--- start Dataset ---

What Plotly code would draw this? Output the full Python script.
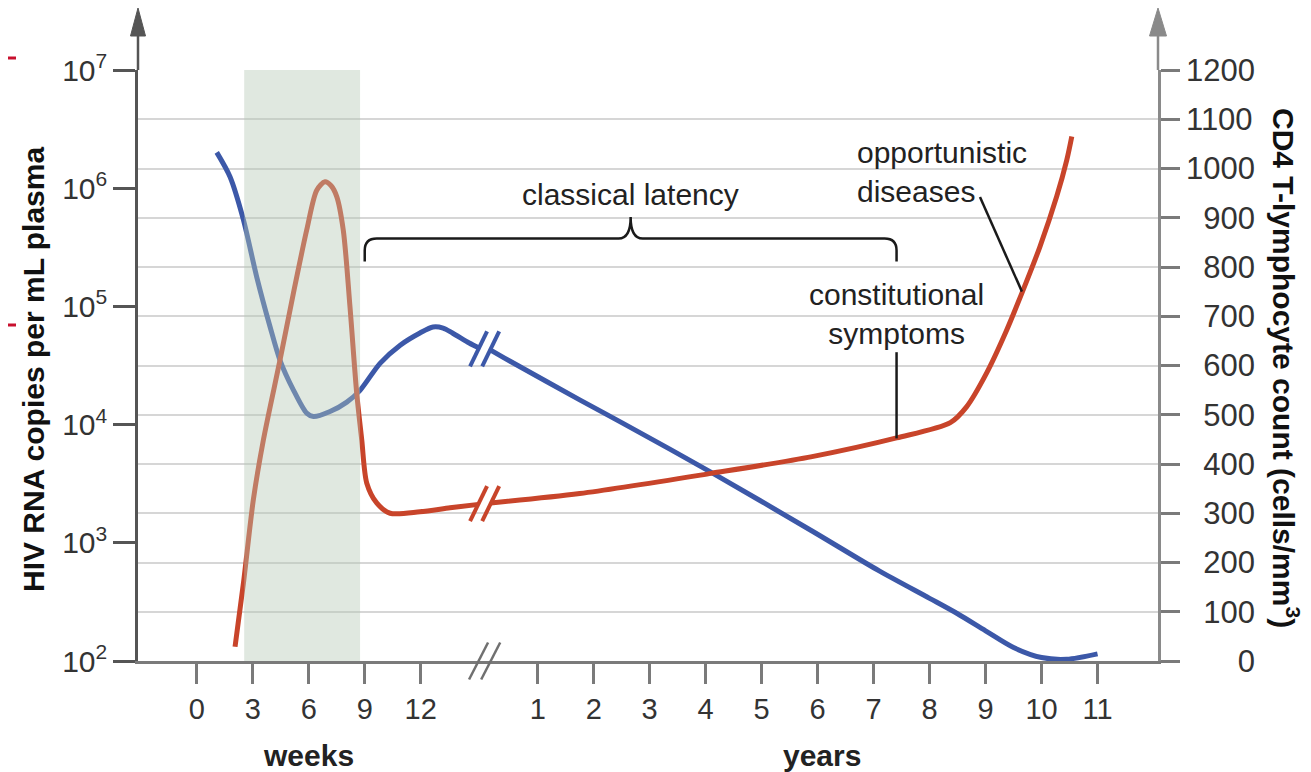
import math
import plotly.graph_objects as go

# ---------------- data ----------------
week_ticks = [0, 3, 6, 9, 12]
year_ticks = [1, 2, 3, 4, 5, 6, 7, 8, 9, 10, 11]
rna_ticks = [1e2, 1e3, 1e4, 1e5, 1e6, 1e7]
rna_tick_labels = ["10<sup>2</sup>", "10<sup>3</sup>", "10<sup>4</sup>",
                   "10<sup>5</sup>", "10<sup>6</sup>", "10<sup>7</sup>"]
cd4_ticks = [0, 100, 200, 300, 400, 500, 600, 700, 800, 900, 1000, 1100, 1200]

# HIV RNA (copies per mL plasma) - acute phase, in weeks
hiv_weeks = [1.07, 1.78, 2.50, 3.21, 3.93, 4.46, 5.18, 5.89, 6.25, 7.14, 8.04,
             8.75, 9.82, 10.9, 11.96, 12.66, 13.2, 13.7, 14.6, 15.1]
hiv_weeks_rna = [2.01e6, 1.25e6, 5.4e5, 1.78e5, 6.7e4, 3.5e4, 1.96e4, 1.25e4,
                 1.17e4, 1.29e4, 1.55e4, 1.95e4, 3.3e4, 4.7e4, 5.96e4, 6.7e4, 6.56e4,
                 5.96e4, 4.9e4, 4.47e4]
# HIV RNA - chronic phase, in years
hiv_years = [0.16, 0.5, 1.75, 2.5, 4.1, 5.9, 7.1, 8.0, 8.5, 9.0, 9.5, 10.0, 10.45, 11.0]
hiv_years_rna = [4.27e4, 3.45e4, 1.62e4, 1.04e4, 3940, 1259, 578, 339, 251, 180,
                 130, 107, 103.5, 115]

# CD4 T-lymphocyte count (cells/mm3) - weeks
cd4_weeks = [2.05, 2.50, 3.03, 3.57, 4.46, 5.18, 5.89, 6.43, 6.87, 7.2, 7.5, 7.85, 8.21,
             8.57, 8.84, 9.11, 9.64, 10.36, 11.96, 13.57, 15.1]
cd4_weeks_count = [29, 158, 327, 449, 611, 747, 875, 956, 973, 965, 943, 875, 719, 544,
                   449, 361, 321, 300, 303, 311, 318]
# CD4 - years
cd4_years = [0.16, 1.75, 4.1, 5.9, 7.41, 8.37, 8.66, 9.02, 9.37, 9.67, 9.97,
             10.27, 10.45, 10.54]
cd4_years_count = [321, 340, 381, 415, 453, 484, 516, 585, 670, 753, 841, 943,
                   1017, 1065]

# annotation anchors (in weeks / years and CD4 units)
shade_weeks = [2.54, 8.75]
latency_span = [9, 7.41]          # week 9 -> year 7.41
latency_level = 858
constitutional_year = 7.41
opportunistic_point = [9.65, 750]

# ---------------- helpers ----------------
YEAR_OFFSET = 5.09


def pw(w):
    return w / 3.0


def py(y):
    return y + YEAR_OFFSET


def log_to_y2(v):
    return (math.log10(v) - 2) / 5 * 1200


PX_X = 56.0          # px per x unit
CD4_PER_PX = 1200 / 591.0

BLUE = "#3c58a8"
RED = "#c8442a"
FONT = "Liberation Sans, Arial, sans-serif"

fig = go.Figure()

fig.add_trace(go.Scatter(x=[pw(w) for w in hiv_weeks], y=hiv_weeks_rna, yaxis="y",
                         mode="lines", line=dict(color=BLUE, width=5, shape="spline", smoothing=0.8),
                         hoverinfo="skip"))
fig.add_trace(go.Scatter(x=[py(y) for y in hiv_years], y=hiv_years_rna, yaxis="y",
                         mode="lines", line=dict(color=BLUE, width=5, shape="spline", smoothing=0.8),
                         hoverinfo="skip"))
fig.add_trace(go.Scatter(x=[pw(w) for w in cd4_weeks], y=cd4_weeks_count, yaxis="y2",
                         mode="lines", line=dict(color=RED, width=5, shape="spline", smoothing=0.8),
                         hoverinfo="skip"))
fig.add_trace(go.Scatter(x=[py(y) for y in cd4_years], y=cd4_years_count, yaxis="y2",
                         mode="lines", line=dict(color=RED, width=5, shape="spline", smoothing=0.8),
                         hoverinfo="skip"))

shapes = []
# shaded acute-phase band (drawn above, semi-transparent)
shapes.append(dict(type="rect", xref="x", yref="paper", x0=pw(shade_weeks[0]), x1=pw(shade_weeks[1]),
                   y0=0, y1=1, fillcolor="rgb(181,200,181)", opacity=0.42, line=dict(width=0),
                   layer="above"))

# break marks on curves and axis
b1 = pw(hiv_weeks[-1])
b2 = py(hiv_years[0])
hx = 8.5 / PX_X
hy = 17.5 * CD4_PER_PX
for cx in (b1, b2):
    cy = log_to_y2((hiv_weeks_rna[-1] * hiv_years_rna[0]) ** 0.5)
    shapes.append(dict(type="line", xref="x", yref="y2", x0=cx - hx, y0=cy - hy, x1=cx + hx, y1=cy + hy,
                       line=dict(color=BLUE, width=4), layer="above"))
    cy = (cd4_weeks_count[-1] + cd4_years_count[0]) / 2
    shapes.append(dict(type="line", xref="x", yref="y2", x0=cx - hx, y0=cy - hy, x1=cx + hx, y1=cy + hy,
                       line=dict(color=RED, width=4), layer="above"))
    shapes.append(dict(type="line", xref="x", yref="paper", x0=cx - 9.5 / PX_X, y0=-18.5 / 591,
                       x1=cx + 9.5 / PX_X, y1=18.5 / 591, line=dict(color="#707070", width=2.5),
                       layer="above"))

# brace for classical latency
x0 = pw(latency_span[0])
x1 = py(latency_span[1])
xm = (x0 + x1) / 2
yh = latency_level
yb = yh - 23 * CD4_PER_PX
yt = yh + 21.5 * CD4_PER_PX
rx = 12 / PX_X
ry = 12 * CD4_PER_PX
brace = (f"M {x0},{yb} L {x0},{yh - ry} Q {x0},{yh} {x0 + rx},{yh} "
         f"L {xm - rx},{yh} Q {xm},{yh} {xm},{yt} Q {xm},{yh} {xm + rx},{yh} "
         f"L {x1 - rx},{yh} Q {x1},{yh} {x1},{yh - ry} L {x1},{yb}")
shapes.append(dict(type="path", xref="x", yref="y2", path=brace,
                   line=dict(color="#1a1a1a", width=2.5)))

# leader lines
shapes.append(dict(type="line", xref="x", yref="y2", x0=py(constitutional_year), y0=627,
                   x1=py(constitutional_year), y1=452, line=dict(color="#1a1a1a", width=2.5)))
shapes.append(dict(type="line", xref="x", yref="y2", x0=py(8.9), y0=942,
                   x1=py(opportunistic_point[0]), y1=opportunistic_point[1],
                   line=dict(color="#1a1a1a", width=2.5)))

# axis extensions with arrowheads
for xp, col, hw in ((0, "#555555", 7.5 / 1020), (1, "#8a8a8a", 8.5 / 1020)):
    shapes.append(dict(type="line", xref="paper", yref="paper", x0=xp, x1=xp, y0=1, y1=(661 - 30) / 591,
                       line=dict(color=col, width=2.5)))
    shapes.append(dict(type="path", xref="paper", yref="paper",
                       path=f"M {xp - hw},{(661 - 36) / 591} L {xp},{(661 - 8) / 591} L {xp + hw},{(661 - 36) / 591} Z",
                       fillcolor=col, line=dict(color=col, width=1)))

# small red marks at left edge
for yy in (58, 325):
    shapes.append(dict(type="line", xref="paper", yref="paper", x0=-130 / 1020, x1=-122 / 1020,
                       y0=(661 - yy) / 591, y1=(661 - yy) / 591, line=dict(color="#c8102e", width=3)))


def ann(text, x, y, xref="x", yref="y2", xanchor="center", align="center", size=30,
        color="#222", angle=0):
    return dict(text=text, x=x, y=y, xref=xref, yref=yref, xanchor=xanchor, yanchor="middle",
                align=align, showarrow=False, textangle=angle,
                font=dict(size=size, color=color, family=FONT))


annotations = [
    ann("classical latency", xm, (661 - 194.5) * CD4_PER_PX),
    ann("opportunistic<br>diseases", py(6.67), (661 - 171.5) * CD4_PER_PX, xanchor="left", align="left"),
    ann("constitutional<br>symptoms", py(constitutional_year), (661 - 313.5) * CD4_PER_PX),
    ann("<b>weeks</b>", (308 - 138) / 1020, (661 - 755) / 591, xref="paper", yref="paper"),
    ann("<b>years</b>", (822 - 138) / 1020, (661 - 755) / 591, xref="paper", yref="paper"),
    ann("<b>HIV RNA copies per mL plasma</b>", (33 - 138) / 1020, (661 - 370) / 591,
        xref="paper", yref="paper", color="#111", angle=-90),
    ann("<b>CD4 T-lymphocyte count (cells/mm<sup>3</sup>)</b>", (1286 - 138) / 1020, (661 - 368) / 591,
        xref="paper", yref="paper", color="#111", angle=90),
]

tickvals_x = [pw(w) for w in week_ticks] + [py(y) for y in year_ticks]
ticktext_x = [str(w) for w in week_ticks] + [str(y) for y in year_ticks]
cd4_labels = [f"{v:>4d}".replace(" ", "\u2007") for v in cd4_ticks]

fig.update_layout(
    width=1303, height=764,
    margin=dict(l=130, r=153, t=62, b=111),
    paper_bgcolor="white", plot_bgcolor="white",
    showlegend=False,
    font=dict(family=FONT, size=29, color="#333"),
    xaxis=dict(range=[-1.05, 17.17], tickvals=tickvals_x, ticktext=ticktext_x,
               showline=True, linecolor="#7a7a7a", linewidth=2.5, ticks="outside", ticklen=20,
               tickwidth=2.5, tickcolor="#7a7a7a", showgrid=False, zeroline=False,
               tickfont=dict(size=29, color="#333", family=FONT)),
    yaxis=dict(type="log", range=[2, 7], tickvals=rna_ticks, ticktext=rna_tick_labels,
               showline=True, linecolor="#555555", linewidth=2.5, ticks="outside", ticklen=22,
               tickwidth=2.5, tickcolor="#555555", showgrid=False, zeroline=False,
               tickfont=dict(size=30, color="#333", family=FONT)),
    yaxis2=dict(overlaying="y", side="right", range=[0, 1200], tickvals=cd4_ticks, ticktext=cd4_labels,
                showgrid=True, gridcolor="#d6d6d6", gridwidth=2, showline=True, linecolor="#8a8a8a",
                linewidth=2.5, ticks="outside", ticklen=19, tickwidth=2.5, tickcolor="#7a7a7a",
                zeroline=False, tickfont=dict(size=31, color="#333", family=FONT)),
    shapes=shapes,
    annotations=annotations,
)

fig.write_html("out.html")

--- end Dataset ---
--- start Dataset ---

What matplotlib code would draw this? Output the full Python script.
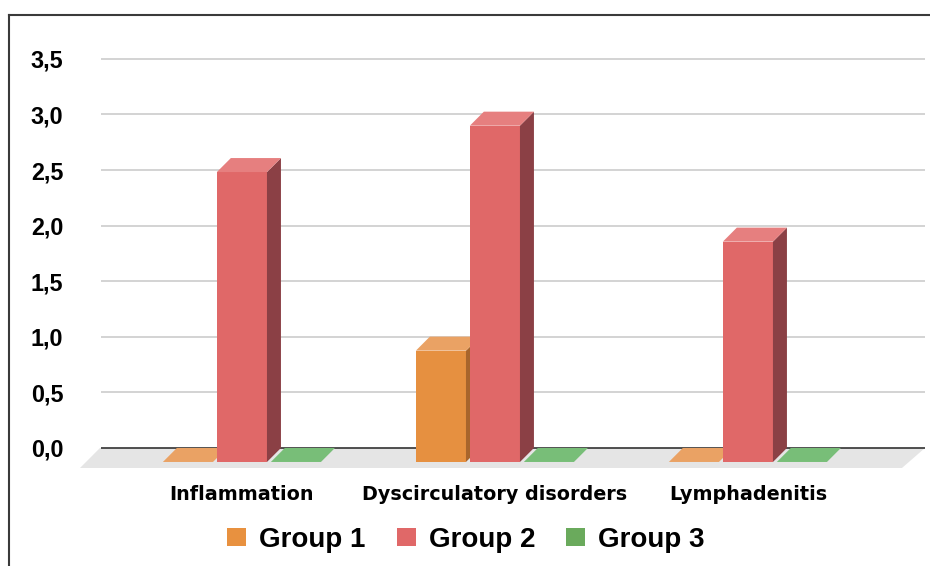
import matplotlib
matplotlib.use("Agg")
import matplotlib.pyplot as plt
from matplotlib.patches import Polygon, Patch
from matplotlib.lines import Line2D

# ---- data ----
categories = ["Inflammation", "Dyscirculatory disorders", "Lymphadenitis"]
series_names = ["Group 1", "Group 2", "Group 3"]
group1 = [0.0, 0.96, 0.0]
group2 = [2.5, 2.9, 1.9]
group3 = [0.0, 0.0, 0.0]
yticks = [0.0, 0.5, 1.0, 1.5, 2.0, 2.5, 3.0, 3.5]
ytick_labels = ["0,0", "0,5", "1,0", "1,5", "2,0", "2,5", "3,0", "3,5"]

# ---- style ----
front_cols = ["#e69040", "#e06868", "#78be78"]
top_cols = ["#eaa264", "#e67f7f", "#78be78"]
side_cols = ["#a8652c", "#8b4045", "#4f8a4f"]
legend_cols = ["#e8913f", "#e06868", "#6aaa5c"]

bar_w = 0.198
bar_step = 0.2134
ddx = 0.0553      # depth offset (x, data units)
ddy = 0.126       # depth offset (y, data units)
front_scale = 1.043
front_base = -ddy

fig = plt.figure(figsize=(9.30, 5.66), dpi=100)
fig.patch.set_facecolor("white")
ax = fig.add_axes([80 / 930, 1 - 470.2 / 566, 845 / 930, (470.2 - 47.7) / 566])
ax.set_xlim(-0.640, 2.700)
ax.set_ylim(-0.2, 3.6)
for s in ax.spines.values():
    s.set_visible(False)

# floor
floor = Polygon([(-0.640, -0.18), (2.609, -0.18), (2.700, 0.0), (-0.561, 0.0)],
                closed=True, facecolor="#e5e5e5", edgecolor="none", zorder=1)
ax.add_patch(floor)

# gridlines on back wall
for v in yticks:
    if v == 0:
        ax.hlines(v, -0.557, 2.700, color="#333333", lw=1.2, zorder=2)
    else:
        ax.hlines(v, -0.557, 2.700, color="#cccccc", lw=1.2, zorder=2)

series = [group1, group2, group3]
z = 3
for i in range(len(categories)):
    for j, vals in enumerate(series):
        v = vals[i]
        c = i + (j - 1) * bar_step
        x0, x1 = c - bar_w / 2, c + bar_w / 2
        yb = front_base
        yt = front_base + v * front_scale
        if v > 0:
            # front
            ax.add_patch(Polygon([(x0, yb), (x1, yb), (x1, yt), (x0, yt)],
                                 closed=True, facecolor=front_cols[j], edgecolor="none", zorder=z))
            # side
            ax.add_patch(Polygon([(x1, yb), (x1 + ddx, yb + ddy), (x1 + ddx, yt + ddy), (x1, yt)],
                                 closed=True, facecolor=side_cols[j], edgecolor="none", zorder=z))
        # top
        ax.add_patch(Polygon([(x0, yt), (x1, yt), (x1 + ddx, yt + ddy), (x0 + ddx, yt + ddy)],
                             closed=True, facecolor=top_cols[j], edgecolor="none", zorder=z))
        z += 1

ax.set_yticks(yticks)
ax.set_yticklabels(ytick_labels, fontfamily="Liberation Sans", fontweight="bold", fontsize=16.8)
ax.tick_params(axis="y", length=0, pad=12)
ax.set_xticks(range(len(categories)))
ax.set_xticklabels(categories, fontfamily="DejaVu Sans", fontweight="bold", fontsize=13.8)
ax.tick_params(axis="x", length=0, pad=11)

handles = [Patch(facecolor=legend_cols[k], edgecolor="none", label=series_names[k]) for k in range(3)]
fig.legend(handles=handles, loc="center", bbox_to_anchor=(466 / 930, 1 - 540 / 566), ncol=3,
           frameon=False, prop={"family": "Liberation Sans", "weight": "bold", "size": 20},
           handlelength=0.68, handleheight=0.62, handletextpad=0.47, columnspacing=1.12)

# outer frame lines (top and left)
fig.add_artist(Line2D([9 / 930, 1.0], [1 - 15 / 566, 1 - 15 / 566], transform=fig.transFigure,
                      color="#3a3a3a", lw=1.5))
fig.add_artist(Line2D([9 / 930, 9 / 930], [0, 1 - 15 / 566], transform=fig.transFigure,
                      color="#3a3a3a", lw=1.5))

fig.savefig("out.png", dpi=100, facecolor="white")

--- end Dataset ---
--- start Dataset ---

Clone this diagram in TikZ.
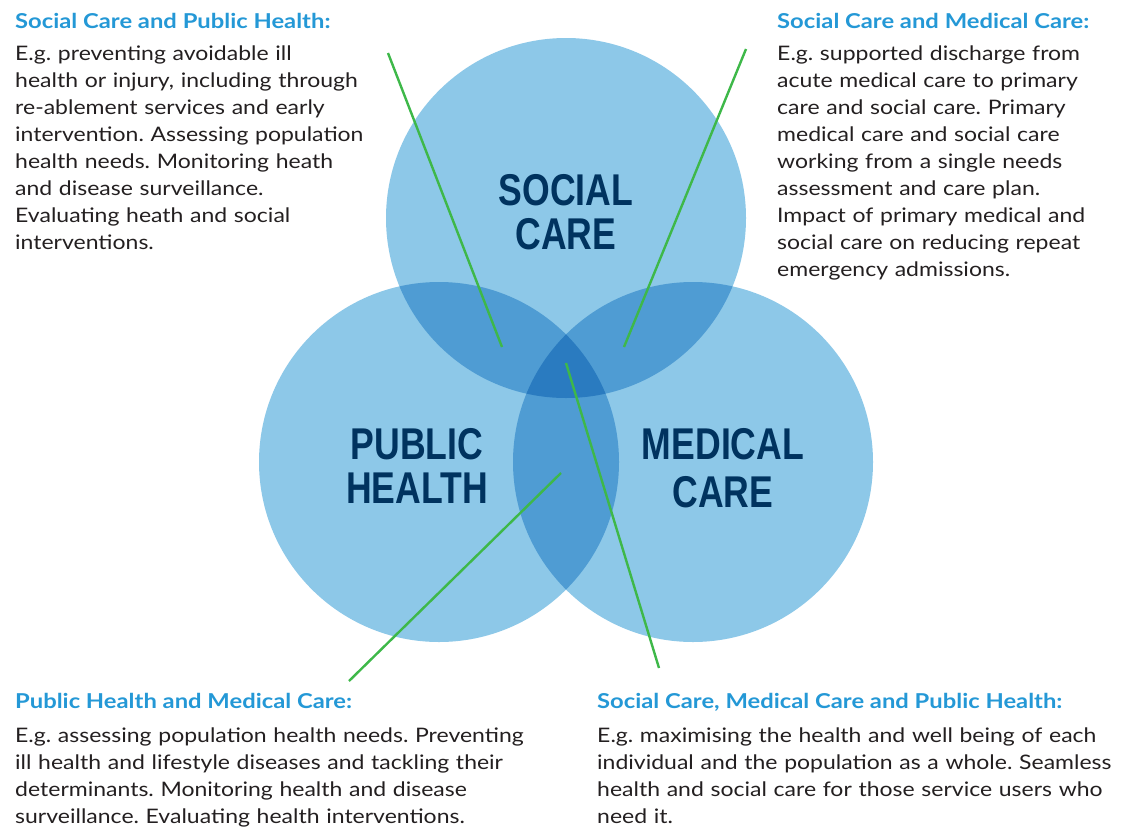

--- end Dataset ---

Written exercise> The material above holds pictures; leave them out. Repeat exactly the lines from the one containing "What Plotly code" through the one containing "130, 107, 103.5, 115]", and nothing else.

Result of the exercise>
What Plotly code would draw this? Output the full Python script.
import math
import plotly.graph_objects as go

# ---------------- data ----------------
week_ticks = [0, 3, 6, 9, 12]
year_ticks = [1, 2, 3, 4, 5, 6, 7, 8, 9, 10, 11]
rna_ticks = [1e2, 1e3, 1e4, 1e5, 1e6, 1e7]
rna_tick_labels = ["10<sup>2</sup>", "10<sup>3</sup>", "10<sup>4</sup>",
                   "10<sup>5</sup>", "10<sup>6</sup>", "10<sup>7</sup>"]
cd4_ticks = [0, 100, 200, 300, 400, 500, 600, 700, 800, 900, 1000, 1100, 1200]

# HIV RNA (copies per mL plasma) - acute phase, in weeks
hiv_weeks = [1.07, 1.78, 2.50, 3.21, 3.93, 4.46, 5.18, 5.89, 6.25, 7.14, 8.04,
             8.75, 9.82, 10.9, 11.96, 12.66, 13.2, 13.7, 14.6, 15.1]
hiv_weeks_rna = [2.01e6, 1.25e6, 5.4e5, 1.78e5, 6.7e4, 3.5e4, 1.96e4, 1.25e4,
                 1.17e4, 1.29e4, 1.55e4, 1.95e4, 3.3e4, 4.7e4, 5.96e4, 6.7e4, 6.56e4,
                 5.96e4, 4.9e4, 4.47e4]
# HIV RNA - chronic phase, in years
hiv_years = [0.16, 0.5, 1.75, 2.5, 4.1, 5.9, 7.1, 8.0, 8.5, 9.0, 9.5, 10.0, 10.45, 11.0]
hiv_years_rna = [4.27e4, 3.45e4, 1.62e4, 1.04e4, 3940, 1259, 578, 339, 251, 180,
                 130, 107, 103.5, 115]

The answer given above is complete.